徳川幕府が採用した宗教政策によって、国民は信仰を選択することができなくなり、お寺は飴を与えられ骨抜きにされました。
檀家制度によって信者が確保されたので、住職の仕事は仏教の教義を信者に伝えるよりも檀家からの布施収入を増やすことが重要となりました。
<明治時代>
こうしたお寺のあり方に対する潜在的な不満が明治維新後に爆発することになります。きっかけは明治政府が1868年に発した神仏分離令。これにより廃仏棄釈までエスカレート。私の実家の周辺にも以前は5つのお寺があったのですが、廃仏棄釈により3つも壊されたようです。。。

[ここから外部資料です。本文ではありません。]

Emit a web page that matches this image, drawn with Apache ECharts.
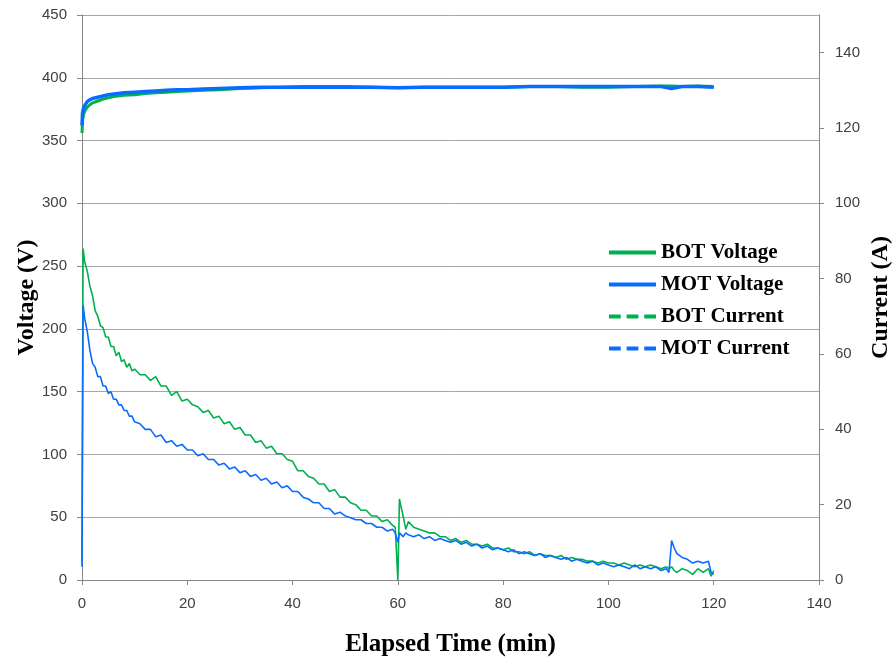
<!DOCTYPE html>
<html><head><meta charset="utf-8">
<script src="https://cdn.jsdelivr.net/npm/echarts@6/dist/echarts.min.js"></script>
<style>html,body{margin:0;padding:0;background:#fff;overflow:hidden}#c{width:895px;height:660px}</style>
</head><body><div id="c"></div>
<script>
var xTicks = [0, 20, 40, 60, 80, 100, 120, 140];
var seriesNames = ['BOT Voltage', 'MOT Voltage', 'BOT Current', 'MOT Current'];

var tVolt = [0, 0.1, 0.3, 0.6, 1, 1.5, 2, 3, 4, 5, 6, 8, 10, 12, 14, 16, 18, 20, 23, 26, 30, 34, 38, 42, 46, 50, 55, 60, 65, 70, 75, 80, 85, 90, 95, 100, 105, 110, 112, 114, 117, 120];
var botVolt = [356, 366, 371, 374, 376.5, 378.5, 380, 381.5, 383, 384, 385, 386, 386.5, 387.5, 388, 388.5, 389, 389.5, 390, 390.5, 391.5, 392, 392.5, 393, 393, 393, 392.5, 392, 392.5, 392.5, 392.5, 392.5, 393, 393, 392.5, 392.5, 393, 393.5, 393.5, 393, 393.5, 393];
var motVolt = [362, 372, 376, 378.5, 381, 382.5, 383.5, 384.5, 385.5, 386.5, 387, 388, 388.5, 389, 389.5, 390, 390.5, 390.5, 391, 391.5, 392, 392.5, 392.5, 392.5, 392.5, 392.5, 392.5, 392, 392.5, 392.5, 392.5, 392.5, 393, 393, 393, 393, 393, 393, 391.5, 393, 393, 392.5];

var tCur = [0, 0.2, 0.5, 1, 1.5, 2, 2.5, 3, 3.5, 4, 4.5, 5, 5.5, 6, 6.5, 7, 7.5, 8, 8.5, 9, 9.5, 10,
  11, 12, 13, 14, 15, 16, 17, 18, 19, 20, 21, 22, 23, 24, 25, 26, 27, 28, 29, 30, 31, 32, 33, 34, 35, 36, 37, 38, 39, 40, 41, 42, 43, 44, 45, 46, 47, 48, 49, 50, 51, 52, 53, 54, 55, 56, 57, 58, 59,
  59.5, 60, 60.3, 60.6, 61, 61.5, 62,
  63, 64, 65, 66, 67, 68, 69, 70, 71, 72, 73, 74, 75, 76, 77, 78, 79, 80, 81, 82, 83, 84, 85, 86, 87, 88, 89, 90, 91, 92, 93, 94, 95, 96, 97, 98, 99, 100, 101, 102, 103, 104, 105, 106, 107, 108, 109, 110, 111,
  111.5, 112, 112.5,
  113, 114, 115, 116, 117, 118, 119, 119.5, 120];
var botCur = [5, 88, 84.5, 82, 78, 75.5, 71.5, 70, 67.5, 67, 64.5, 64.5, 62, 62, 59.5, 60.5, 58, 58.5, 56.5, 57.5, 55.5, 56,
  54.5, 54.5, 53, 54, 51.5, 51.5, 49, 50, 47.5, 48, 46.5, 46, 44.5, 45, 43, 43.5, 41.5, 42, 40, 40.5, 38.5, 38.5, 36.5, 37, 35, 35.5, 33.5, 33.5, 32, 31.5, 29, 29, 27.5, 27, 25.5, 25.5, 23.5, 24, 22, 22, 20.5, 20, 18.5, 18.5, 17, 17, 15.5, 16, 14.5,
  14, 0, 21.5, 19.5, 17, 13.5, 15.5,
  14, 13.5, 13, 12.5, 12.5, 11.5, 11.5, 10.5, 11, 10, 10.5, 9.5, 9.5, 9, 9.5, 8.5, 8.5, 8, 8.5, 7.5, 7.5, 7, 7.5, 6.5, 7, 6.5, 6.5, 6, 6.5, 5.5, 6, 5.5, 5.5, 5, 5, 4.5, 5, 4.5, 4.5, 4, 4.5, 4, 3.5, 4, 3.5, 4, 3.5, 3, 3.5,
  3, 3.5, 2.5,
  2, 3, 2.5, 1.5, 3, 2, 3, 1, 2.5];
var motCur = [3.5, 73, 69.5, 66, 61, 57.5, 56.5, 54, 54, 51.5, 51.5, 49.5, 50, 48, 48, 46.5, 46.5, 45, 45, 43.5, 43.5, 42,
  41.5, 40, 40, 38, 38.5, 36.5, 37, 35.5, 36, 34.5, 34.5, 33, 33.5, 32, 32, 30.5, 31, 29.5, 30, 28.5, 29, 27.5, 28, 26.5, 27, 25.5, 26, 24.5, 25, 23.5, 23.5, 22, 21.5, 20.5, 20.5, 19, 19, 17.5, 18, 17, 16.5, 16, 16, 15, 15, 14, 14, 13, 13.5,
  12.5, 10, 12.5, 12, 11.5, 12.5, 12,
  11.5, 12, 11, 11.5, 10.5, 11, 10.5, 10, 10.5, 9.5, 10, 9, 9.5, 8.5, 9, 8, 8.5, 8, 7.5, 8, 7, 7.5, 7, 6.5, 7, 6, 6.5, 6, 5.5, 6, 5, 5.5, 5, 4.5, 5, 4, 4.5, 4, 3.5, 4, 3.5, 3, 4, 3, 3.5, 3, 3.5, 2.5, 3,
  2, 10.5, 8.5,
  7, 6, 5.5, 4.5, 5, 4.5, 5, 2, 1.5];

function pairs(t, v) { return t.map(function (x, i) { return [x, v[i]]; }); }

var GREEN = '#00B050', BLUE = '#0A6CFF';
var AXC = '#868686', GRID = '#A6A6A6';
var labelFont = { fontFamily: 'Liberation Sans', fontSize: 15, color: '#404040' };
var nameFontY = { fontFamily: 'Liberation Serif', fontSize: 24, fontWeight: 'bold', color: '#000' };
var nameFontX = { fontFamily: 'Liberation Serif', fontSize: 25, fontWeight: 'bold', color: '#000' };
var DASH_ICON = 'path://M0,0h12v4h-12z M18,0h12v4h-12z M36,0h12v4h-12z';

var chart = echarts.init(document.getElementById('c'), null, { renderer: 'canvas' });
chart.setOption({
  animation: false,
  backgroundColor: '#fff',
  grid: { left: 82, right: 76, top: 15, bottom: 80, containLabel: false, outerBoundsMode: 'none' },
  legend: {
    orient: 'vertical', left: 609, top: 242, padding: 0,
    itemWidth: 47, itemHeight: 4, itemGap: 11,
    textStyle: { fontFamily: 'Liberation Serif', fontSize: 21, fontWeight: 'bold', color: '#000' },
    data: [
      { name: seriesNames[0], icon: 'rect' },
      { name: seriesNames[1], icon: 'rect' },
      { name: seriesNames[2], icon: DASH_ICON },
      { name: seriesNames[3], icon: DASH_ICON }
    ]
  },
  xAxis: {
    type: 'value', min: xTicks[0], max: xTicks[xTicks.length - 1], interval: 20,
    name: 'Elapsed Time (min)', nameLocation: 'middle', nameGap: 52, nameTextStyle: nameFontX, nameMoveOverlap: false,
    axisLine: { show: true, lineStyle: { color: AXC } },
    axisTick: { show: true, length: 5, lineStyle: { color: AXC } },
    axisLabel: Object.assign({ margin: 16 }, labelFont),
    splitLine: { show: false }
  },
  yAxis: [{
    type: 'value', min: 0, max: 450, interval: 50, position: 'left',
    name: 'Voltage (V)', nameLocation: 'middle', nameGap: 43, nameRotate: 90, nameTextStyle: nameFontY, nameMoveOverlap: false,
    axisLine: { show: true, lineStyle: { color: AXC } },
    axisTick: { show: true, length: 5, lineStyle: { color: AXC } },
    axisLabel: Object.assign({ margin: 15 }, labelFont),
    splitLine: { show: true, lineStyle: { color: GRID, width: 1 } }
  }, {
    type: 'value', min: 0, max: 150, interval: 20, position: 'right',
    name: 'Current (A)', nameLocation: 'middle', nameGap: 50, nameRotate: 90, nameTextStyle: nameFontY, nameMoveOverlap: false,
    axisLine: { show: true, lineStyle: { color: AXC } },
    axisTick: { show: true, length: 5, lineStyle: { color: AXC } },
    axisLabel: Object.assign({ margin: 16, showMaxLabel: false }, labelFont),
    splitLine: { show: false }
  }],
  series: [
    { name: seriesNames[0], type: 'line', yAxisIndex: 0, symbol: 'none', data: pairs(tVolt, botVolt),
      lineStyle: { color: GREEN, width: 3 }, itemStyle: { color: GREEN } },
    { name: seriesNames[1], type: 'line', yAxisIndex: 0, symbol: 'none', data: pairs(tVolt, motVolt),
      lineStyle: { color: BLUE, width: 3.5 }, itemStyle: { color: BLUE } },
    { name: seriesNames[2], type: 'line', yAxisIndex: 1, symbol: 'none', data: pairs(tCur, botCur),
      lineStyle: { color: GREEN, width: 1.6 }, itemStyle: { color: GREEN } },
    { name: seriesNames[3], type: 'line', yAxisIndex: 1, symbol: 'none', data: pairs(tCur, motCur),
      lineStyle: { color: BLUE, width: 1.6 }, itemStyle: { color: BLUE } }
  ]
});
</script>
</body></html>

続いて明治政府は神道を定着させるため、僧侶の世俗化を図ります。1872年に僧侶が肉を食べること、妻帯すること、髪を伸ばすことを許します。これにより世襲制が可能となりました。
<昭和時代>
戦後、お寺にとって苦難の時期。民主化政策の一環として、1945〜1946年に実施された農地解放により、お寺は所有していた農地の大半を失いました。お寺の中には、農地からあがってくる不動産収入に頼っていたところも多かったため深刻な収入不足に陥るお寺が続出しました。もう一つは、新興宗教の台頭です。明治政府が信仰の自由を認めたことによって多くの新興宗教が誕生しました。江戸時代以来、地域密着の葬祭事業者の面が強くなってしまったお寺は、顧客のニーズに応えられるような宗教活動を提供できなくなっていました。
以上のように、これまでの日本における仏教史を振り返って改めて実感できるのは、江戸時代の檀家制度が非常に強い影響を持ったということです。明治時代に入って、檀家制度は廃止されたものの現在も檀家制度は存続し根強く残っています。
檀家制度は地域コミュニティが堅固なうちは機能し続けますが、この先の人口減少、核家族化という世の中の変化によって、檀家と菩提寺の関係も崩しつつあります。
住職が葬儀・法事だけしていては、寺離れがますます進むのは容易に予測出来ます。
では、この先住職としてどうあるべきか。少なくとも葬儀・法事事業者のみであってはいけないですね。大乗仏教の目的は苦しむ人々を救済することです。何かとストレスを抱え苦しんでいる現代人に仏教本来の教義を広める道を考えていきます。例えば、宿坊、座禅体験、お経講座、音楽ライブ等、、、お寺だからできること、禅寺だからできることを見つけていきます。